La multiplicité des identités professionnelles comme personnelles conduit l’individu à vivre une plasticité identitaire forte (Caza et Wilson, 2009; Vora et Kostova, 2007). Le contexte de l’expatriation apparaît comme une situation où cette fluidité est interrogée. Le succès des tâches proposées aux expatriés dépend de leur capacité à mobiliser la diversité des identités possédées comme de celle d’en acquérir de nouvelles. Si la littérature est riche d’enseignements pour l’expatriation classique de cadres mariés de longue durée, en revanche les formes atypiques d’expatriation comme celle des célibataires pour de courtes missions, moins de trois ans restent moins connues. Le but de ce travail est de comprendre l’adaptation d’une forme atypique jusqu’ici, à notre connaissance, n’ayant fait l’objet d’aucun travail empirique : les missionnaires prêtres africains venus en France comme des expatriés pour travailler dans les paroisses catholiques de France. Fondé sur 40 entretiens semi-directifs d’une durée moyenne de 45 minutes avec des prêtres africains, l’analyse des données dégage plusieurs résultats qui sont porteurs d’enjeux tant sociétaux, organisationnels qu’individuels.
Sociétalement, comprendre comment des prêtres africains s’insèrent dans leur communauté catholique en France constitue un apport à la réflexion autour de la question du pluralisme religieux dans notre société pluriculturelle.

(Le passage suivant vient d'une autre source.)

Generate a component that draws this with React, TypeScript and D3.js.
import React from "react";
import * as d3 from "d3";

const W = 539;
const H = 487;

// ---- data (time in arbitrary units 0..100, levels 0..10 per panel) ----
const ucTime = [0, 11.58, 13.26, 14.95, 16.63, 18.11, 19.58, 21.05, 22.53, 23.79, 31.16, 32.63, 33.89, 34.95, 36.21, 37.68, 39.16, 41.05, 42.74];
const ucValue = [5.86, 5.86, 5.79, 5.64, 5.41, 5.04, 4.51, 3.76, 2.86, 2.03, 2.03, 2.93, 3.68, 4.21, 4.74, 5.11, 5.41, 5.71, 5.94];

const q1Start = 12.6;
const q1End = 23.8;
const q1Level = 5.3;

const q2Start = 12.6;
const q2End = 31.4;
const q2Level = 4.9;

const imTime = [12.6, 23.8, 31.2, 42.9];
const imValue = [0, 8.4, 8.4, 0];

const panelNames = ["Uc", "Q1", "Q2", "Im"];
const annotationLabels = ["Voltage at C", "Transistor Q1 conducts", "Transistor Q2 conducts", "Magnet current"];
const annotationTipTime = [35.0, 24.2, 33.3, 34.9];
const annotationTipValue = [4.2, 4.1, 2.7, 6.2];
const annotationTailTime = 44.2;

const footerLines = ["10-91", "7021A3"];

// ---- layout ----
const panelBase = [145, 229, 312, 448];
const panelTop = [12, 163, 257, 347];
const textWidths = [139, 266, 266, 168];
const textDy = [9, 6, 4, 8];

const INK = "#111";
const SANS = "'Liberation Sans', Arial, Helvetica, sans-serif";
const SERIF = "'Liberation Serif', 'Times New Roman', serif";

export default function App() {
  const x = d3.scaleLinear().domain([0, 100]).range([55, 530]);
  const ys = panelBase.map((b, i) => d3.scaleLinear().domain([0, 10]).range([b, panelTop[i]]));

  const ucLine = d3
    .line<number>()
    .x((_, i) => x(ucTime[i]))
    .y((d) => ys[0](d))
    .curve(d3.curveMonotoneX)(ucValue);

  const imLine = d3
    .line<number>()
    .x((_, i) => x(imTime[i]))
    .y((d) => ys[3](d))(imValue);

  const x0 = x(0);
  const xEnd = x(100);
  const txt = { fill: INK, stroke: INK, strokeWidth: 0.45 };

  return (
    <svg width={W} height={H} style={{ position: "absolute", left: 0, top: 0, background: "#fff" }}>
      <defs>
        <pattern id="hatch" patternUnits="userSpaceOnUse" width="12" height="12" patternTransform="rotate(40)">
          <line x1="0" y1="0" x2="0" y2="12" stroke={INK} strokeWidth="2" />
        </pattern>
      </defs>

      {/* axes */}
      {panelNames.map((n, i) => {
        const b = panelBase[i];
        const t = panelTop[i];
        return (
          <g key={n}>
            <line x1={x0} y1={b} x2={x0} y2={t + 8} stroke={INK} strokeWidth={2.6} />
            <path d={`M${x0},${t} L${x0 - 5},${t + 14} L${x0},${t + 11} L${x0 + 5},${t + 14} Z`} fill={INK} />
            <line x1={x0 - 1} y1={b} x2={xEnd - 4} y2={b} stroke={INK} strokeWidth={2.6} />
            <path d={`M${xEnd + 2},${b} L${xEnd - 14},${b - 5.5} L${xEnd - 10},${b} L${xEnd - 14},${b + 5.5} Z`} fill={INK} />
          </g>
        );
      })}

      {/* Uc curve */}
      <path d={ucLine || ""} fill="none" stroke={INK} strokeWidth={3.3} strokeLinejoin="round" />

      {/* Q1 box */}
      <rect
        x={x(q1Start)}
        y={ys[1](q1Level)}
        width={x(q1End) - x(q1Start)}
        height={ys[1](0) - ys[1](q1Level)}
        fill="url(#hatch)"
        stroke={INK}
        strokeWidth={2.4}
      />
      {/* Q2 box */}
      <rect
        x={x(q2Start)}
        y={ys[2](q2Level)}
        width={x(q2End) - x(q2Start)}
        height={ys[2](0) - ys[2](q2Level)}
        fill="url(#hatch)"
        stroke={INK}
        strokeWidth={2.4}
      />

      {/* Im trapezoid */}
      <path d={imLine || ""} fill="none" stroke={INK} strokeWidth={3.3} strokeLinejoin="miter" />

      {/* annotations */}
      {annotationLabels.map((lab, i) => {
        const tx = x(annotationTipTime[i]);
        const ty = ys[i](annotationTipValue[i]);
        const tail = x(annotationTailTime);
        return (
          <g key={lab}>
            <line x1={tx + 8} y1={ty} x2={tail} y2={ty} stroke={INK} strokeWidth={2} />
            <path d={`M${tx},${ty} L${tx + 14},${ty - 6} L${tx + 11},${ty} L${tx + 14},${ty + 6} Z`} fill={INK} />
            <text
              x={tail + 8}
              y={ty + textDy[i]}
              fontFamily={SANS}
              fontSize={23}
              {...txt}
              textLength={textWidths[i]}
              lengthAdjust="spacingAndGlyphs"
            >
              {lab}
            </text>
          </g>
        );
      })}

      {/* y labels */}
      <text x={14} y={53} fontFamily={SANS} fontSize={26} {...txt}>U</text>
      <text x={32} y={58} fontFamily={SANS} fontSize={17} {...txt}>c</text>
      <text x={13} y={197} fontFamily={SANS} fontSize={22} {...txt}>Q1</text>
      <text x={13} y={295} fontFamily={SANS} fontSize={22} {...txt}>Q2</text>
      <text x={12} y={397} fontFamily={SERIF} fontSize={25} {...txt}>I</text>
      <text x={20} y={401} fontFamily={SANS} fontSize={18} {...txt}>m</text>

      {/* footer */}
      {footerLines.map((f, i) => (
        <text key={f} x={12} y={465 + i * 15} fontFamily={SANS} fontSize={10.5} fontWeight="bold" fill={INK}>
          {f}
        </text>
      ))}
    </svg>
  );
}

Organisationnellement, cette recherche interroge l’Eglise sur les conditions d’une mission à rebours. Elle lui indique qu’elles sont les éléments facilitant ou entravant le travail d’intégration de ces prêtres africains dans sa structure en France. Enfin, sur un plan individuel, cette recherche montre la capacité d’adaptation propre à cette population de prêtres africains capables de s’insérer dans un contexte peu favorable aux migrants.

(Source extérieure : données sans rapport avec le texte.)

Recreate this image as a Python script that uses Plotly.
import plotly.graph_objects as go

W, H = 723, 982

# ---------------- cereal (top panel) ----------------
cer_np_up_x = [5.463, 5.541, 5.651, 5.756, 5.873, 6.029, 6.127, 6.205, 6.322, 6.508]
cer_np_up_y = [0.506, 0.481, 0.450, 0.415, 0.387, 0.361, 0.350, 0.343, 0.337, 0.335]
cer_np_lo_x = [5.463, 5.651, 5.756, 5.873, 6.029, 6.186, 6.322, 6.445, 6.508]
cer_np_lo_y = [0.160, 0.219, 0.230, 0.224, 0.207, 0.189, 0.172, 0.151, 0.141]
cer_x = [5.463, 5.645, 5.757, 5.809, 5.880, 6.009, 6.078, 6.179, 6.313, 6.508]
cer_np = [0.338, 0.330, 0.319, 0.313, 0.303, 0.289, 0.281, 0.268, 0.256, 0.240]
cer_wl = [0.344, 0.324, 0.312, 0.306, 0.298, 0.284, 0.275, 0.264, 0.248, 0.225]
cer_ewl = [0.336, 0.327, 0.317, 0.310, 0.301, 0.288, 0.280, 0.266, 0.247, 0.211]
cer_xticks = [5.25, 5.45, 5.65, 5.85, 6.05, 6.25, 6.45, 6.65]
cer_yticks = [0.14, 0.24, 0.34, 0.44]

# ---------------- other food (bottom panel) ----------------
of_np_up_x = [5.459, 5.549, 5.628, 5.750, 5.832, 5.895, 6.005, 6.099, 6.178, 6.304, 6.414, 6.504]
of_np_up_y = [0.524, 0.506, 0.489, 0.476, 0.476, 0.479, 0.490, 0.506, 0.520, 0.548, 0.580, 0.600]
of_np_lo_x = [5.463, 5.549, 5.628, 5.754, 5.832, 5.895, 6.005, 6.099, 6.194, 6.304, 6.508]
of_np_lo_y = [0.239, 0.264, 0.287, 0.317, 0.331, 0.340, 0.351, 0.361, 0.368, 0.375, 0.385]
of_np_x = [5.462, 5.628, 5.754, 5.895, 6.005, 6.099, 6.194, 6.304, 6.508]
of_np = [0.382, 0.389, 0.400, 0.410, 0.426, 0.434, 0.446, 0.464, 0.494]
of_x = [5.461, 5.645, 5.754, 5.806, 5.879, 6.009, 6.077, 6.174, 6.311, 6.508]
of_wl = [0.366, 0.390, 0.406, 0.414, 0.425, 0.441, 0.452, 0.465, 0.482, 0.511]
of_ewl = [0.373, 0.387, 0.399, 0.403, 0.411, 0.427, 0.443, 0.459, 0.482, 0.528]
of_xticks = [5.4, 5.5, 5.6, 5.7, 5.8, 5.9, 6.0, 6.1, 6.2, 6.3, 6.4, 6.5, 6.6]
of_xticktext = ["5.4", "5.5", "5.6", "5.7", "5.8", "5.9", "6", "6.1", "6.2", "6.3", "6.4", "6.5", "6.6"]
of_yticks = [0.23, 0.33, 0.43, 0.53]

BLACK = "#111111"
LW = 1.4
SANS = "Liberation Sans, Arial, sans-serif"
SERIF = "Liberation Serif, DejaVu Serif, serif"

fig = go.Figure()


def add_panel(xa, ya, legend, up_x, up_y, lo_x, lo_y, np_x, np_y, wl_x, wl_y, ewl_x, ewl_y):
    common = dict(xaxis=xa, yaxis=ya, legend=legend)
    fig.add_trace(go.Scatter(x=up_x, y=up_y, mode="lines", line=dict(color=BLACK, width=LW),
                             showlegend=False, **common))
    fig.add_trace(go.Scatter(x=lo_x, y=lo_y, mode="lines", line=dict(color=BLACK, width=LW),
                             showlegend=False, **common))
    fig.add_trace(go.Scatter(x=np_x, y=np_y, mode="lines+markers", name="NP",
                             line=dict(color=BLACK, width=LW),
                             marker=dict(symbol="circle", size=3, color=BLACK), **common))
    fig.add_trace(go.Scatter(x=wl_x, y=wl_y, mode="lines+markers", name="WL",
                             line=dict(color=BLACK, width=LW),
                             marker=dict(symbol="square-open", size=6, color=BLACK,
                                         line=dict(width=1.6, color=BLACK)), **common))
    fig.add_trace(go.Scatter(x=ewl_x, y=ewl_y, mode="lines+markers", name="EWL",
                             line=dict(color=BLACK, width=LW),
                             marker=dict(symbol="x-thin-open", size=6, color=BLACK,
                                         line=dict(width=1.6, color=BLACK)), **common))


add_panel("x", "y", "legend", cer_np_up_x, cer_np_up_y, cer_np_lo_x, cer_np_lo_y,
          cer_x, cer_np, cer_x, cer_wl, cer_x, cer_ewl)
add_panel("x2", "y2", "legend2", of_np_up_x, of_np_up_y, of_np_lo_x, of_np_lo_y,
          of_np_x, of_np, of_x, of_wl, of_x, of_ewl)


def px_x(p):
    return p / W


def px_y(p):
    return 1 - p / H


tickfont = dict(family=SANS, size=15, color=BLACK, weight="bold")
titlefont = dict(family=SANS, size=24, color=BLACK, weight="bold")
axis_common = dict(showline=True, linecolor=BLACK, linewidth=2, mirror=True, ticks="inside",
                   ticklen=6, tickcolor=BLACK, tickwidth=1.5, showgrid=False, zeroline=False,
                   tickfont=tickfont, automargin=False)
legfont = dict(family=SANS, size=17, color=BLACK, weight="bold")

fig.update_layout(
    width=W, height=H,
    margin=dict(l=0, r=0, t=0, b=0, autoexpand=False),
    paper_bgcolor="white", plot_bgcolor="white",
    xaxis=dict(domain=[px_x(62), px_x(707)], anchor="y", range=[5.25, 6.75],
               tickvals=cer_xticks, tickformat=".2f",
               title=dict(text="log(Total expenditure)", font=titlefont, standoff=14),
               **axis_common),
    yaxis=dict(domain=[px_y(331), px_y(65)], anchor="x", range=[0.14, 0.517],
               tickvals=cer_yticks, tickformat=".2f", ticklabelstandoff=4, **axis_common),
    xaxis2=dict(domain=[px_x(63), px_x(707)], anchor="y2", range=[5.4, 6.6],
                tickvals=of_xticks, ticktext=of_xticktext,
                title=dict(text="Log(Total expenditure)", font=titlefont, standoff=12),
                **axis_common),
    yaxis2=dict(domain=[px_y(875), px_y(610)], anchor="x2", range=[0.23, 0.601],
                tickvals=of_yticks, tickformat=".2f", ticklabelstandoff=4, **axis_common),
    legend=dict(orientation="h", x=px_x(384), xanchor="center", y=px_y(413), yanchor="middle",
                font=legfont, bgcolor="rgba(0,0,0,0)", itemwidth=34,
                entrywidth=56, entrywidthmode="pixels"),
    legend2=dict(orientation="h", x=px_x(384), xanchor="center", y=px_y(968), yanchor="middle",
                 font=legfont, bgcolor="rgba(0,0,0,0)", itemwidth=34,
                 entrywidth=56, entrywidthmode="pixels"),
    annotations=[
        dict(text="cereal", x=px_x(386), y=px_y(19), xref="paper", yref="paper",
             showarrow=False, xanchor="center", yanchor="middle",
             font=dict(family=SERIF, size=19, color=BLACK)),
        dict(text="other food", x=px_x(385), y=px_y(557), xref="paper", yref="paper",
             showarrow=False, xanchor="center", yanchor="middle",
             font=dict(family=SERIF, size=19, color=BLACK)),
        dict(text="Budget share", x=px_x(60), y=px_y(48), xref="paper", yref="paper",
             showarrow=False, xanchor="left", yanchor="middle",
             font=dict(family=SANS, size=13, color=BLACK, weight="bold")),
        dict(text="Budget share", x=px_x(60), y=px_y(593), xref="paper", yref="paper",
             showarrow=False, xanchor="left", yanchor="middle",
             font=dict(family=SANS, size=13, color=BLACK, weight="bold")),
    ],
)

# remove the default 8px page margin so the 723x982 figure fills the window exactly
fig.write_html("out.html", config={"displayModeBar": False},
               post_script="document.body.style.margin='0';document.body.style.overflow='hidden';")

Trois résultats principaux se dégagent de ce travail de recherche.
Premièrement, le prêtre africain s’appuie sur une valorisation de son identité professionnelle. Plusieurs d’entre eux soulignent la qualité de leur formation initiale. Ce ne sont pas des prêtres de seconde catégorie mais de vrais professionnels. Leur professionnalisme s’appuie aussi sur une expérience en paroisse forte : « je suis venu en tant que prêtre, j’ai fait ma formation dans les séminaires de mon pays pendant plusieurs années requises par le saint siège, puis j’ai fait mon expérience de prêtre dans des paroisses de mon pays avant d’être envoyé en France.»

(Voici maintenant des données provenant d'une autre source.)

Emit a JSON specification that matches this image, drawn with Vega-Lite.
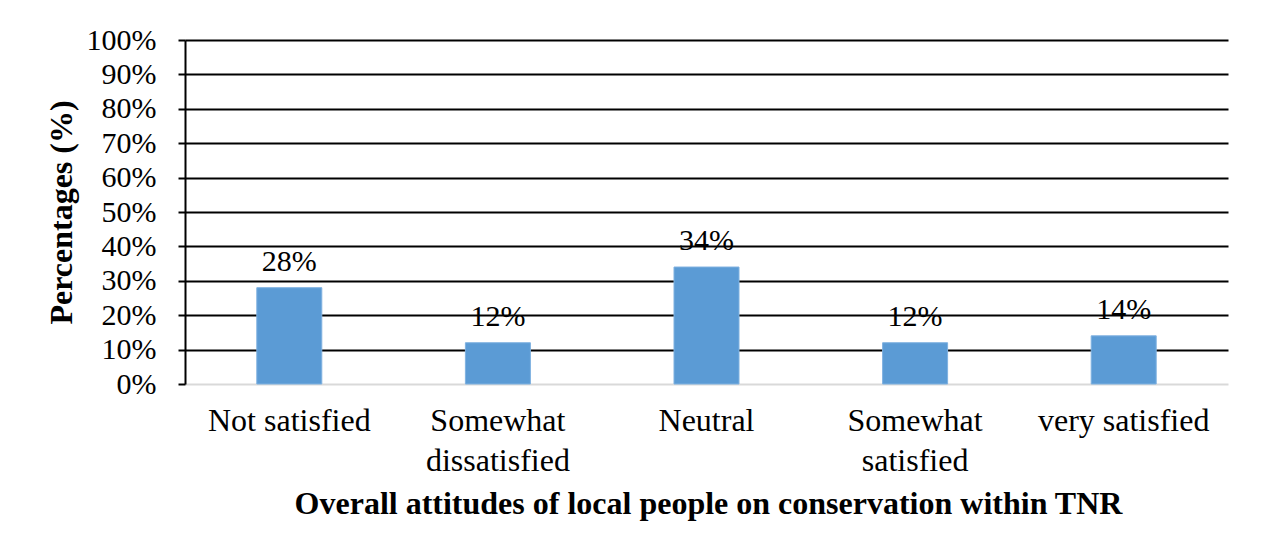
{
  "$schema": "https://vega.github.io/schema/vega-lite/v6.json",
  "width": 1043,
  "height": 344,
  "autosize": {"type": "none"},
  "padding": {"left": 185, "top": 40, "right": 37, "bottom": 174},
  "background": "white",
  "config": {
    "view": {"stroke": null},
    "font": "'Liberation Serif', 'Times New Roman', serif"
  },
  "data": {
    "values": [
      {"category": "Not satisfied", "value": 28},
      {"category": "Somewhat dissatisfied", "value": 12},
      {"category": "Neutral", "value": 34},
      {"category": "Somewhat satisfied", "value": 12},
      {"category": "very satisfied", "value": 14}
    ]
  },
  "transform": [{"calculate": "datum.value + '%'", "as": "label"}],
  "encoding": {
    "x": {
      "field": "category",
      "type": "nominal",
      "sort": null,
      "scale": {"paddingInner": 0, "paddingOuter": 0},
      "axis": {
        "title": "Overall attitudes of local people on conservation within TNR",
        "titleFont": "'Liberation Serif', 'Times New Roman', serif",
        "titleFontSize": 32,
        "titleFontWeight": "bold",
        "titleColor": "black",
        "titleX": 523,
        "titleY": 119,
        "titleBaseline": "middle",
        "titleAlign": "center",
        "labelAngle": 0,
        "labelFont": "'Liberation Serif', 'Times New Roman', serif",
        "labelFontSize": 32,
        "labelColor": "black",
        "labelPadding": 21,
        "labelBaseline": "top",
        "labelLineHeight": 40,
        "labelExpr": "indexof(datum.label, 'Somewhat') === 0 ? split(datum.label, ' ') : datum.label",
        "ticks": false,
        "domainColor": "#d9d9d9",
        "domainWidth": 2,
        "labelOverlap": false
      }
    },
    "y": {
      "field": "value",
      "type": "quantitative",
      "scale": {"domain": [0, 100]},
      "axis": {
        "title": "Percentages (%)",
        "titleFont": "'Liberation Serif', 'Times New Roman', serif",
        "titleFontSize": 32,
        "titleFontWeight": "bold",
        "titleColor": "black",
        "titleAngle": -90,
        "titleX": -124,
        "titleY": 172,
        "titleAlign": "center",
        "titleBaseline": "middle",
        "values": [0, 10, 20, 30, 40, 50, 60, 70, 80, 90, 100],
        "labelExpr": "datum.value + '%'",
        "labelFont": "'Liberation Serif', 'Times New Roman', serif",
        "labelFontSize": 30,
        "labelColor": "black",
        "labelPadding": 22,
        "tickSize": 7,
        "tickColor": "black",
        "tickWidth": 2,
        "domainColor": "black",
        "domainWidth": 2,
        "grid": true,
        "gridColor": "black",
        "gridWidth": 2,
        "gridOpacity": {"condition": {"test": "datum.value === 0", "value": 0}, "value": 1}
      }
    }
  },
  "layer": [
    {
      "mark": {"type": "bar", "size": 65, "color": "#5b9bd5", "stroke": "#7fb1e0", "strokeWidth": 1}
    },
    {
      "mark": {"type": "text", "fontSize": 30, "font": "'Liberation Serif', 'Times New Roman', serif", "color": "black", "baseline": "alphabetic", "dy": -17},
      "encoding": {
        "text": {"field": "label", "type": "nominal"}
      }
    }
  ]
}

Deuxièmement, le prêtre africain valorise ses compétences interculturelles en s’adaptant aux nouvelles exigences qu’imposent la société française et plus particulièrement l’Eglise en France. Ils sont confrontés à un nouvel apprentissage des valeurs culturelles et religieuses françaises. « En réalité notre formation reçue au séminaire en Afrique ne suffit point à elle seule pour une parfaite socialisation en France ; il nous faut apprendre à être prêtre en paroisse de France et c’est le plus difficile ». Cela suppose que ces expatriés découvrent en France des réalités qui peuvent être différentes des réalités de paroisses africaines. Certains évoquent l’adaptation « à la volonté des fidèles qui paraissent très accrochés à leur tradition ; c’est à nous de respecter leur pratique et de nous conformer à leur manière de faire sur les paroisses ». Les difficultés évoquées par certains missionnaires proviennent de leur non-respect de la tradition des paroissiens ; cela suscite le plus souvent des tensions entres prêtres et fidèles. Pour autant, on voit clairement le développement de compétences interculturelles.
Troisièmement, ces expatriés atypiques valorisent leur compétence à gérer plus facilement les fidèles migrants mieux que les prêtres locaux.

« Provenant peut-être de la même origine ou ayant la même ethnie ou la même culture que de nombreux migrants, nous nous sentons beaucoup plus sollicités par eux ; ils sont plus disposés à travailler avec nous sur les paroisses ». Dans de plusieurs circonstances paroissiales l’Eglise s’appuie sur ses missionnaires africains pour développer et animer la pastorale des migrants.
En définitive, la socialisation des expatriés atypiques que sont les prêtres africains en France témoigne de l’émergence d’une dynamique gagnant-gagnant. Malgré les difficultés propres au contexte, cette socialisation rime avec intégration de ces expatriés atypiques, optimisation du fonctionnement de la vie paroissiale et intégration des paroissiens migrants.